Crowds in el Born: "It's the only place where we know there is a good atmosphere to have a drink"

Hundreds of people get together on the Passeig del Born in Barcelona without respecting covid restrictions covid

3 min
Paseo del Borne full of people having dinner and a drink

BarcelonaThe residents of Passeig del Born and the surrounding streets wake up, especially on weekends, with the doors to their buildings full of disposable coffee cups and milkshake glasses that, suspiciously, contain slices of lemon. "We ordered sangria," says a 22-year-old student from the Netherlands, holding a takeaway coffee cup. "I'm having a cocktail," adds a friend of hers. So it is, every evening, that crowds gather to have a drink in el Born in a game of cat and mouse with the police. Often they don't respect the safety distances, they form large groups and most of those who wear masks drop them under their noses and mouths.

There are people of all kinds. There are Barcelonians who simply want to be distracted. "We're fed up, and the Born is the only place in Barcelona where we know there's a good atmosphere for a drink," says one girl, amid laughter from her group of friends. There are also tourists who escape the restrictions of their own country. "In the Netherlands we couldn't be doing this here, my parents only leave the house to go to the supermarket", says a man. There are foreigners who know that they are breaking the measures - "man, everything is closed and there is no one anywhere, it is obvious that we know it is not legal" - and there are those who play dumb. "It's been ten days since I arrived in Barcelona and I don't know what restrictions there are", says a Venezuelan tourist. And well, there are also some clueless Catalans. "Oh, I didn't know we couldn't have a beer and a pizza in the street," says a young man from Sant Cugat del Vallès.

Police clear Passeig del Born

For some time now, especially during the last month, the residents of the Born have been complaining. "The neighbourhood is full of night bars, there are fewer and fewer shops, and we're used to the noise, but these last few days it's been over the top," says Mercè, who lives on Carrer de la Reguera. "Normally," she continues, "when you call the police they come, but when they've had other issues, like the protests against Pablo Hasél's imprisonment, they don't".

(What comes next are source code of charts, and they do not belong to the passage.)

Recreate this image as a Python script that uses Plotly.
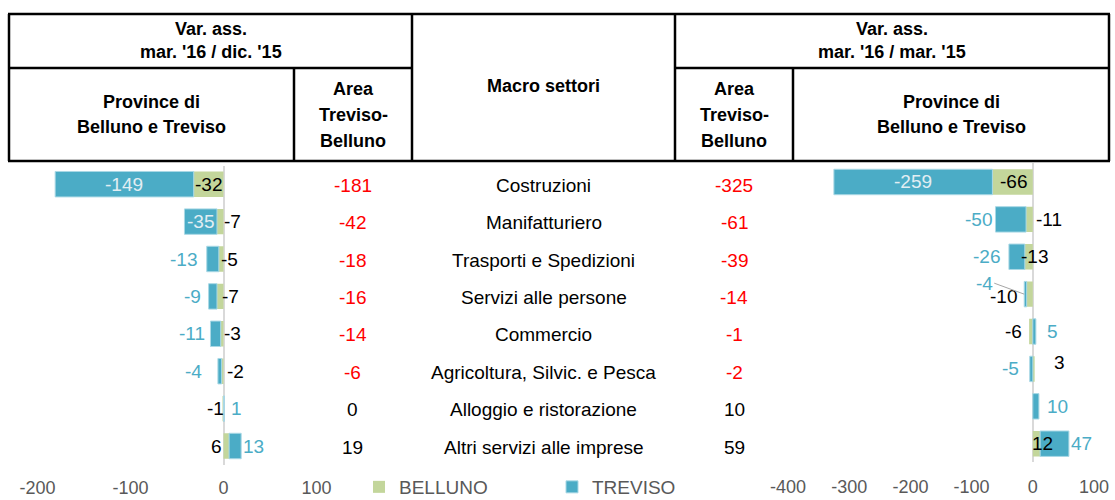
import plotly.graph_objects as go

W, H = 1115, 500

# ---------------- data ----------------
categories = [
    "Costruzioni",
    "Manifatturiero",
    "Trasporti e Spedizioni",
    "Servizi alle persone",
    "Commercio",
    "Agricoltura, Silvic. e Pesca",
    "Alloggio e ristorazione",
    "Altri servizi alle imprese",
]
belluno_dic = [-32, -7, -5, -7, -3, -2, -1, 6]
treviso_dic = [-149, -35, -13, -9, -11, -4, 1, 13]
belluno_mar = [-66, -11, -13, -10, -6, 3, 0, 12]
treviso_mar = [-259, -50, -26, -4, 5, -5, 10, 47]
area_dic = [b + t for b, t in zip(belluno_dic, treviso_dic)]
area_mar = [b + t for b, t in zip(belluno_mar, treviso_mar)]
left_ticks = [-200, -100, 0, 100]
right_ticks = [-400, -300, -200, -100, 0, 100]
series_names = ["BELLUNO", "TREVISO"]

# ---------------- styles ----------------
FONT = "Liberation Sans, Arial, sans-serif"
GREEN = "#C3D69B"
TEAL = "#4BACC6"
LIGHT = "#E2EEF3"
GREY = "#595959"
RED = "#FF0000"
FS = 19


def px(x):
    return x / W


def py(y):
    return 1 - y / H


# label placement: (reference point, xanchor, xshift, yshift)
LAB_L_B = [("zero", "right", -1, 0), ("zero", "left", -1, 0), ("zero", "left", -4, 0),
           ("zero", "left", -3, 0), ("zero", "left", -1, 0), ("zero", "left", 2, 0),
           ("zero", "right", 1, 0), ("zero", "right", -1, 0)]
LAB_L_T = [("mid", "center", 0, 0), ("mid", "center", 0, 0), ("end", "right", -9, 0),
           ("end", "right", -7, 0), ("end", "right", -4, 0), ("end", "right", -15, 0),
           ("end", "left", 6, 0), ("end", "left", 1, 0)]
LAB_R_B = [("zero", "right", -5, 0), ("zero", "left", 2, 0), ("zero", "center", 2, 0),
           ("zero", "right", -15, -2), ("end", "right", -6, 0), ("end", "left", 18, 6),
           ("zero", "left", 0, 0), ("zero", "left", -2, 0)]
LAB_R_T = [("mid", "center", 0, 0), ("end", "right", -2, 0), ("end", "right", -8, 0),
           ("leader", "right", -30, 11), ("end", "left", 10, 0), ("end", "right", -10, 0),
           ("end", "left", 7, 0), ("end", "left", 1, 0)]

fig = go.Figure()

for (bv, tv, xa, ya, show) in [(belluno_dic, treviso_dic, "x", "y", True),
                               (belluno_mar, treviso_mar, "x2", "y2", False)]:
    fig.add_trace(go.Bar(y=categories, x=bv, orientation="h", name=series_names[0],
                         marker=dict(color=GREEN, line=dict(width=0)),
                         xaxis=xa, yaxis=ya, showlegend=show, legendgroup="b"))
    fig.add_trace(go.Bar(y=categories, x=tv, orientation="h", name=series_names[1],
                         marker=dict(color=TEAL, line=dict(width=1, color="#A9D8E5")),
                         xaxis=xa, yaxis=ya, showlegend=show, legendgroup="t"))

annotations = []


def add_labels(bvals, tvals, xref, yref, spec_b, spec_t):
    for i, cat in enumerate(categories):
        b, t = bvals[i], tvals[i]
        b_start, b_end = 0, b
        if b != 0 and (b < 0) == (t < 0):
            t_start, t_end = b, b + t
        else:
            t_start, t_end = 0, t
        for val, st, en, spec, is_t in [(b, b_start, b_end, spec_b[i], False),
                                        (t, t_start, t_end, spec_t[i], True)]:
            if val == 0:
                continue
            ref, xanc, xs, ys = spec
            if is_t:
                col = LIGHT if ref == "mid" else TEAL
            else:
                col = "#000000"
            if ref == "leader":
                annotations.append(dict(
                    x=en, y=cat, xref=xref, yref=yref, text=str(val),
                    showarrow=True, arrowhead=0, arrowwidth=1, arrowcolor="#A6A6A6",
                    ax=xs, ay=-ys, xanchor="right", yanchor="middle", standoff=0,
                    font=dict(family=FONT, size=FS, color=col), borderpad=0))
                continue
            x = 0 if ref == "zero" else (en if ref == "end" else (st + en) / 2)
            annotations.append(dict(
                x=x, y=cat, xref=xref, yref=yref, text=str(val), showarrow=False,
                xanchor=xanc, yanchor="middle", xshift=xs, yshift=ys, borderpad=0,
                font=dict(family=FONT, size=FS, color=col)))


add_labels(belluno_dic, treviso_dic, "x", "y", LAB_L_B, LAB_L_T)
add_labels(belluno_mar, treviso_mar, "x2", "y2", LAB_R_B, LAB_R_T)

# middle columns
for i, cat in enumerate(categories):
    annotations.append(dict(x=px(352.5), y=cat, xref="paper", yref="y", text=str(area_dic[i]),
                            showarrow=False, xanchor="center", yanchor="middle", yshift=-1,
                            font=dict(family=FONT, size=FS, color=RED if area_dic[i] < 0 else "#000000")))
    annotations.append(dict(x=px(543.5), y=cat, xref="paper", yref="y", text=cat,
                            showarrow=False, xanchor="center", yanchor="middle", yshift=-1,
                            font=dict(family=FONT, size=FS, color="#000000")))
    annotations.append(dict(x=px(734), y=cat, xref="paper", yref="y", text=str(area_mar[i]),
                            showarrow=False, xanchor="center", yanchor="middle", yshift=-1,
                            font=dict(family=FONT, size=FS, color=RED if area_mar[i] < 0 else "#000000")))

# header table texts
header_texts = [
    ("Var. ass.", 210.5, 29), ("mar. '16 / dic. '15", 210.5, 52),
    ("Province di", 151.5, 102), ("Belluno e Treviso", 151.5, 127),
    ("Area", 353, 89), ("Treviso-", 353, 115), ("Belluno", 353, 141),
    ("Macro settori", 543.5, 86),
    ("Area", 734, 89), ("Treviso-", 734, 115), ("Belluno", 734, 141),
    ("Var. ass.", 892, 29), ("mar. '16 / mar. '15", 892, 52),
    ("Province di", 951, 102), ("Belluno e Treviso", 951, 127),
]
for txt, x, y in header_texts:
    annotations.append(dict(x=px(x), y=py(y), xref="paper", yref="paper", text="<b>%s</b>" % txt,
                            showarrow=False, xanchor="center", yanchor="middle",
                            font=dict(family=FONT, size=18, color="#000000")))

# header table lines
shapes = []
LW = 2.5


def hline(x0, x1, y):
    shapes.append(dict(type="line", xref="paper", yref="paper", x0=px(x0), x1=px(x1),
                       y0=py(y), y1=py(y), line=dict(color="#000000", width=LW)))


def vline(x, y0, y1):
    shapes.append(dict(type="line", xref="paper", yref="paper", x0=px(x), x1=px(x),
                       y0=py(y0), y1=py(y1), line=dict(color="#000000", width=LW)))


hline(8, 1110, 14)
hline(8, 1110, 161)
hline(9, 412, 68)
hline(675, 1109, 68)
for xv in (9, 412, 675, 1109):
    vline(xv, 14, 161)
vline(294, 68, 161)
vline(793, 68, 161)

axis_common = dict(showgrid=False, zeroline=True, zerolinecolor="#D9D9D9", zerolinewidth=2,
                   showline=False, ticks="", tickfont=dict(family=FONT, size=18, color=GREY),
                   fixedrange=True, automargin=False)
yaxis_common = dict(type="category", autorange="reversed", showticklabels=False, showgrid=False,
                    zeroline=False, showline=False, ticks="", fixedrange=True, automargin=False)

fig.update_layout(
    width=W, height=H, autosize=False,
    margin=dict(l=0, r=0, t=0, b=0, autoexpand=False),
    paper_bgcolor="white", plot_bgcolor="white",
    barmode="relative", bargap=0.32,
    font=dict(family=FONT, size=FS, color="#000000"),
    xaxis=dict(domain=[px(37.5), px(316.5)], range=[-200, 100], tickvals=left_ticks,
               ticktext=[str(v) for v in left_ticks],
               anchor="y", ticklabelstandoff=10, **axis_common),
    yaxis=dict(domain=[py(464.7), py(165.5)], anchor="x", **yaxis_common),
    xaxis2=dict(domain=[px(788), px(1094)], range=[-400, 100], tickvals=right_ticks,
                ticktext=[str(v) for v in right_ticks],
                anchor="y2", ticklabelstandoff=12, **axis_common),
    yaxis2=dict(domain=[py(462.4), py(163.3)], anchor="x2", **yaxis_common),
    legend=dict(orientation="h", x=px(359), y=-0.012, xanchor="left", yanchor="bottom",
                font=dict(family=FONT, size=FS, color=GREY), entrywidth=148,
                entrywidthmode="pixels", bgcolor="rgba(0,0,0,0)", borderwidth=0,
                traceorder="normal", tracegroupgap=0),
    annotations=annotations,
    shapes=shapes,
    showlegend=True,
)

fig.write_html("out.html", post_script="document.body.style.margin='0';",
               config={"displayModeBar": False})
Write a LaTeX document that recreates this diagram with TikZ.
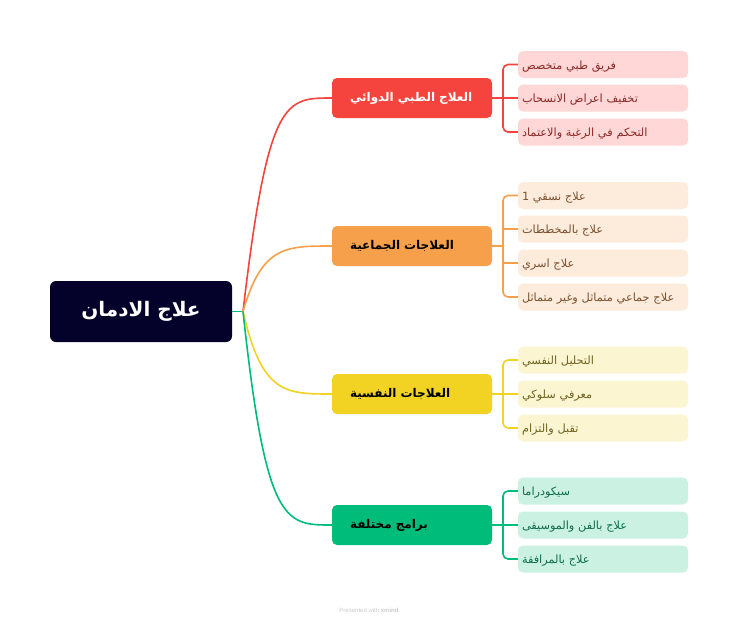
\documentclass[tikz,border=0pt]{standalone}
\usepackage{fontspec}
\setmainfont{Liberation Sans}
\newfontfamily\arabicfont[Script=Arabic]{DejaVu Sans}
\TeXXeTstate=1
\definecolor{rootc}{HTML}{04022B}
\definecolor{redc}{HTML}{F5443E}
\definecolor{redl}{HTML}{FFD7D6}
\definecolor{redt}{HTML}{8A2A27}
\definecolor{orac}{HTML}{F7A04B}
\definecolor{oral}{HTML}{FDEBDB}
\definecolor{orat}{HTML}{7A5230}
\definecolor{yelc}{HTML}{F2D323}
\definecolor{yell}{HTML}{FCF5D2}
\definecolor{yelt}{HTML}{6E6320}
\definecolor{grnc}{HTML}{00BC7B}
\definecolor{grnl}{HTML}{CBF1E3}
\definecolor{grnt}{HTML}{0F6E4A}
\begin{document}
\begin{tikzpicture}[x=1pt,y=-1pt,
  rootbox/.style={fill=rootc, rounded corners=6pt, minimum width=182pt, minimum height=61pt, inner sep=0pt, text=white, font=\arabicfont\bfseries\fontsize{20}{24}\selectfont},
  branchbox/.style={rounded corners=5pt, minimum width=160pt, minimum height=40pt, inner xsep=18pt, inner ysep=0pt, text width=124pt, align=left, font=\arabicfont\bfseries\fontsize{12}{15}\selectfont},
  leafbox/.style={rounded corners=5pt, minimum width=170pt, minimum height=27pt, inner xsep=4pt, inner ysep=0pt, text width=162pt, text height=10.5pt, text depth=1pt, align=left, font=\arabicfont\fontsize{11.3}{13}\selectfont},
  link/.style={line width=1.6pt},
  leaflink/.style={line width=1.6pt, rounded corners=5pt}
]
\path[use as bounding box, fill=white] (0,0) rectangle (738,624);

% root
\node[rootbox] (root) at (141,311.5) {\beginR علاج الادمان\endR};
\coordinate (hub) at (243,311.5);

% branches
\node[branchbox, fill=redc, text=white] (b1) at (412,98) {\beginR العلاج الطبي الدوائي\endR};
\node[branchbox, fill=orac, text=black] (b2) at (412,246) {\beginR العلاجات الجماعية\endR};
\node[branchbox, fill=yelc, text=black] (b3) at (412,394) {\beginR العلاجات النفسية\endR};
\node[branchbox, fill=grnc, text=black] (b4) at (412,525) {\beginR برامج مختلفة\endR};

% leaves branch 1
\node[leafbox, fill=redl, text=redt] (l11) at (603,64.5) {\beginR فريق طبي متخصص\endR};
\node[leafbox, fill=redl, text=redt] (l12) at (603,98) {\beginR تخفيف اعراض الانسحاب\endR};
\node[leafbox, fill=redl, text=redt] (l13) at (603,132) {\beginR التحكم في الرغبة والاعتماد\endR};
% leaves branch 2
\node[leafbox, fill=oral, text=orat] (l21) at (603,195.5) {\beginR علاج نسقي 1\endR};
\node[leafbox, fill=oral, text=orat] (l22) at (603,229) {\beginR علاج بالمخططات\endR};
\node[leafbox, fill=oral, text=orat] (l23) at (603,263) {\beginR علاج اسري\endR};
\node[leafbox, fill=oral, text=orat] (l24) at (603,297) {\beginR علاج جماعي متماثل وغير متماثل\endR};
% leaves branch 3
\node[leafbox, fill=yell, text=yelt] (l31) at (603,360) {\beginR التحليل النفسي\endR};
\node[leafbox, fill=yell, text=yelt] (l32) at (603,394) {\beginR معرفي سلوكي\endR};
\node[leafbox, fill=yell, text=yelt] (l33) at (603,428) {\beginR تقبل والتزام\endR};
% leaves branch 4
\node[leafbox, fill=grnl, text=grnt] (l41) at (603,491) {\beginR سيكودراما\endR};
\node[leafbox, fill=grnl, text=grnt] (l42) at (603,525) {\beginR علاج بالفن والموسيقى\endR};
\node[leafbox, fill=grnl, text=grnt] (l43) at (603,559) {\beginR علاج بالمرافقة\endR};

% root connectors
\draw[link, grnc] (root.east) -- (hub);
\draw[link, redc] (hub) .. controls (268,98) and (285,98) .. (b1.west);
\draw[link, orac] (hub) .. controls (262,246) and (285,246) .. (b2.west);
\draw[link, yelc] (hub) .. controls (262,394) and (285,394) .. (b3.west);
\draw[link, grnc] (hub) .. controls (266,525) and (285,525) .. (b4.west);

% spines
\coordinate (s1) at (503,98);
\coordinate (s2) at (503,246);
\coordinate (s3) at (503,394);
\coordinate (s4) at (503,525);

\draw[link, redc] (b1.east) -- (s1);
\draw[leaflink, redc] (l11.west) -| (s1) |- (l13.west);
\draw[link, redc] (s1) -- (l12.west);

\draw[link, orac] (b2.east) -- (s2);
\draw[leaflink, orac] (l21.west) -| (s2) |- (l24.west);
\draw[link, orac] (l22.west -| s2) -- (l22.west);
\draw[link, orac] (l23.west -| s2) -- (l23.west);

\draw[link, yelc] (b3.east) -- (s3);
\draw[leaflink, yelc] (l31.west) -| (s3) |- (l33.west);
\draw[link, yelc] (s3) -- (l32.west);

\draw[link, grnc] (b4.east) -- (s4);
\draw[leaflink, grnc] (l41.west) -| (s4) |- (l43.west);
\draw[link, grnc] (s4) -- (l42.west);

% footer
\node[text=black!20, font=\fontsize{6}{7}\selectfont] (foot) at (369,610) {Presented with \textbf{xmind}};
\end{tikzpicture}
\end{document}
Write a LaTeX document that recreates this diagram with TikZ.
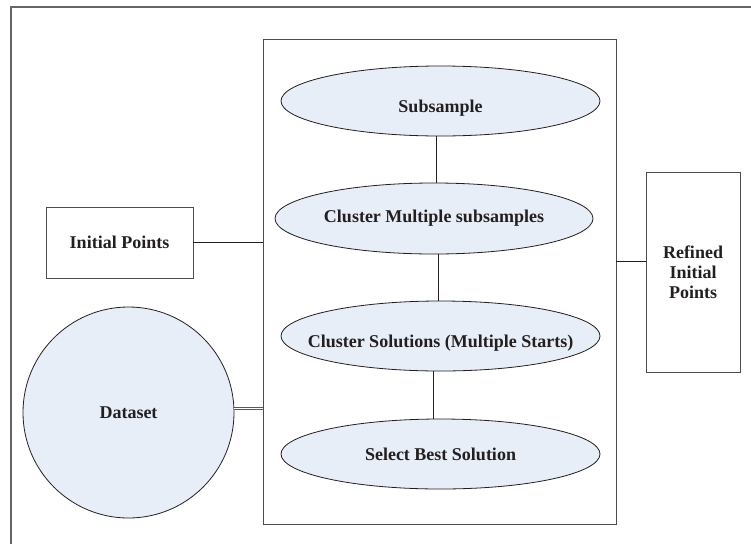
\documentclass[tikz,border=0pt]{standalone}
\usepackage{fontspec}
\setmainfont{Liberation Serif}
\usetikzlibrary{shapes.geometric}
\definecolor{fillblue}{RGB}{232,238,247}
\definecolor{ink}{RGB}{35,31,32}
\begin{document}
\begin{tikzpicture}[x=1pt,y=-1pt,
  txt/.style={font=\fontsize{18}{20}\selectfont\bfseries, text=ink},
  ell/.style={ellipse, draw=ink, fill=fillblue, line width=0.8pt, minimum width=319pt, minimum height=70pt, inner sep=0pt},
  etext/.style={label={[txt, inner sep=0pt, anchor=center, yshift=#1]center:}},
  box/.style={rectangle, draw=black!70, line width=0.9pt, inner sep=0pt, txt},
  conn/.style={draw=ink, line width=0.8pt}]
\useasboundingbox (0,0) rectangle (751,544);
% outer frame (running off the page on the right and bottom)
\draw[black!60, line width=1.3pt] (11,544) -- (11,7) -- (751,7);
% inner container
\node[box, minimum width=353pt, minimum height=485pt] (frame) at (439.5,281.5) {};
% ellipses
\node[ell, label={[txt, anchor=center, yshift=-7pt]center:Subsample}] (sub) at (440.5,101) {};
\node[ell, minimum width=318pt, minimum height=71pt, label={[txt, anchor=center]center:Cluster Multiple subsamples}] (cm) at (434,218.5) {};
\node[ell, label={[txt, anchor=center, yshift=-7pt]center:Cluster Solutions (Multiple Starts)}] (cs) at (440.5,336) {};
\node[ell, label={[txt, anchor=center]center:Select Best Solution}] (sb) at (440.5,454) {};
% left side
\node[box, minimum width=147pt, minimum height=71pt] (ip) at (119.5,242.5) {Initial Points};
\node[circle, draw=ink, fill=fillblue, line width=0.8pt, minimum size=211pt, inner sep=0pt, txt] (ds) at (128.5,412.5) {Dataset};
% right side
\node[box, minimum width=94pt, minimum height=200pt, align=center] (ref) at (693,272) {Refined\\Initial\\Points};
% connectors
\draw[conn] ([xshift=-4.5pt]sub.south) -- ([xshift=2pt]cm.north);
\draw[conn] ([xshift=4.5pt]cm.south) -- ([xshift=-2pt]cs.north);
\draw[conn] ([xshift=-7pt]cs.south) -- ([xshift=-7pt]sb.north);
\draw[conn] (ip.east) -- (ip.east -| frame.west);
\draw[draw=black!65, line width=0.7pt, double=white, double distance=1.6pt] ([yshift=4pt]ds.east) -- ([yshift=4pt]ds.east -| frame.west);
\draw[conn] ([yshift=11pt]ref.west) -- ([yshift=11pt]ref.west -| frame.east);
\end{tikzpicture}
\end{document}
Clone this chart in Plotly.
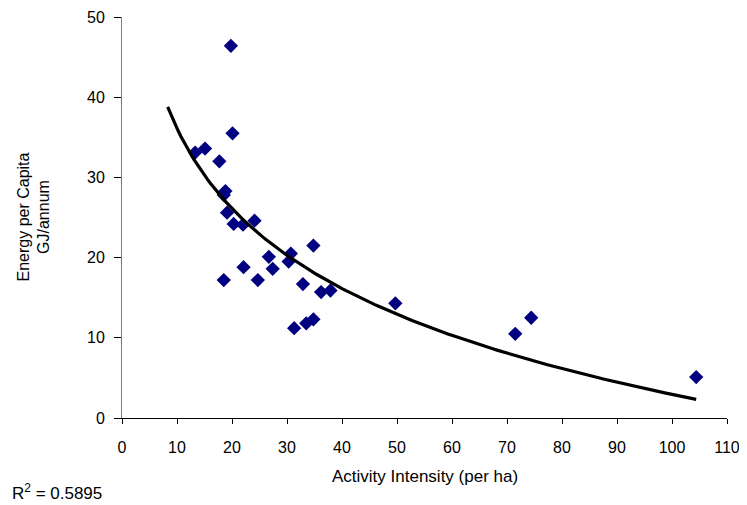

In fact, the local police admits that during the weekends of protests, they lacked the numbers to evict the crowds in Born. Even so, they assure that now every evening they clear the square to avoid it becoming fixed as a meeting place to go to have a drink skipping the restrictions. The add that crowds used to gather by the Macba and now it seems that they have moved to the Born. On the other hand, the Guardia Urbana claims that they can't evict groups of under than six people and that they can't go checking what's inside everyone's coffee cup.

The police disperse the party

Normally, like this Thursday, around eight o'clock in the evening three hundred people gather in the Passeig del Born, large groups are formed and there is lively chatter until the Mossos d'Esquadra and the Guardia Urbana arrive. According to the local police, the security forces vacate the area in a "pedagogical and polite" way and only identify or fine those that take no notice or consume large amounts of alcohol. "They didn't tell us anything, just to leave and that's it," says a couple who have come to celebrate a birthday and are on their way home. There are, however, those who still haven't had enough and go into the alleyways of the Born to have a last drink in bars and restaurants that are open until after curfew.